• [Exercise]
Look through the data for the string "seaborn". Copy every line where it is found.

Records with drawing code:
****

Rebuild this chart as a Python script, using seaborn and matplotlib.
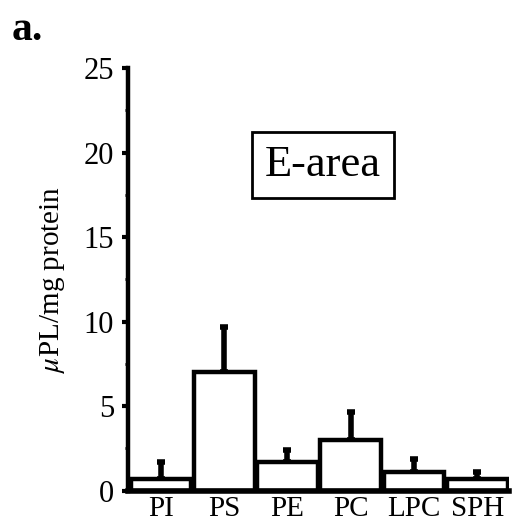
import matplotlib
matplotlib.use("Agg")
import matplotlib.pyplot as plt
import seaborn as sns
import numpy as np
import pandas as pd

# dados
lipidios = ["PI", "PS", "PE", "PC", "LPC", "SPH"]
medias = [0.7, 7.0, 1.7, 3.0, 1.1, 0.7]
erros = [1.0, 2.7, 0.7, 1.65, 0.8, 0.4]
y_ticks = [0, 5, 10, 15, 20, 25]

sns.set_theme(style="ticks")
plt.rcParams["font.family"] = ["Liberation Serif", "DejaVu Serif"]
plt.rcParams["mathtext.fontset"] = "stix"

df = pd.DataFrame({"lipidio": lipidios, "valor": medias, "erro": erros})

fig = plt.figure(figsize=(5.14, 5.29), dpi=100)
ax = fig.add_axes([0.249, 0.0725, 0.741, 0.7985])

sns.barplot(
    data=df, x="lipidio", y="valor", order=lipidios,
    color="white", edgecolor="black", linewidth=3.2,
    width=0.96, errorbar=None, ax=ax, zorder=2,
)

# barras de erro só para cima
ax.errorbar(
    df["lipidio"], df["valor"], yerr=[np.zeros(len(df)), df["erro"]],
    fmt="none", ecolor="black", elinewidth=4, capsize=3, capthick=4,
    zorder=1,
)

ax.set_ylim(0, 25)
ax.set_xlim(-0.52, 5.5)
ax.set_yticks(y_ticks)
ax.set_yticks(np.arange(2.5, 25, 5), minor=True)
ax.tick_params(axis="y", which="major", direction="out", length=4, width=3,
               labelsize=22, pad=6, color="black", labelcolor="black")
ax.tick_params(axis="y", which="minor", direction="out", length=2, width=2,
               color="black")
ax.tick_params(axis="x", length=0, labelsize=21, pad=4, labelcolor="black")

sns.despine(ax=ax, top=True, right=True)
ax.spines["left"].set_linewidth(3.2)
ax.spines["bottom"].set_linewidth(4)
ax.spines["left"].set_color("black")
ax.spines["bottom"].set_color("black")
ax.set_facecolor("white")

ax.set_xlabel("")
ax.set_ylabel(r"$\mu$PL/mg protein", fontsize=21, labelpad=12, color="black")

ax.text(
    0.512, 0.771, "E-area", transform=ax.transAxes, fontsize=32,
    ha="center", va="center", color="black",
    bbox=dict(boxstyle="square,pad=0.3", facecolor="white",
              edgecolor="black", linewidth=2),
)

fig.text(0.022, 0.925, "a.", fontsize=30, fontweight="bold", color="black")

plt.savefig("out.png", dpi=100, facecolor="white")
plt.close()
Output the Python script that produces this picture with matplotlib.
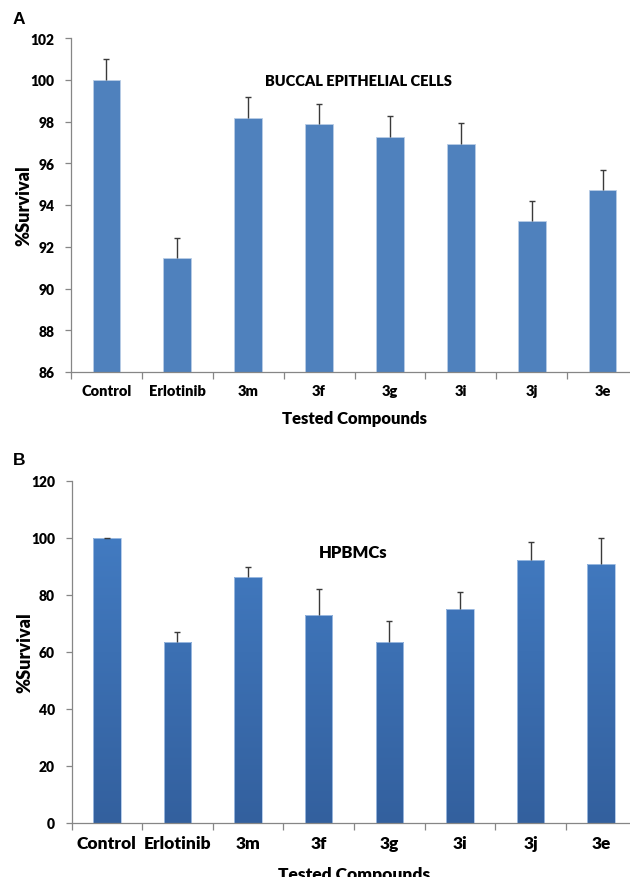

****

• [Result for this task]
Rebuild this chart as a Python script, using seaborn and matplotlib.
import seaborn as sns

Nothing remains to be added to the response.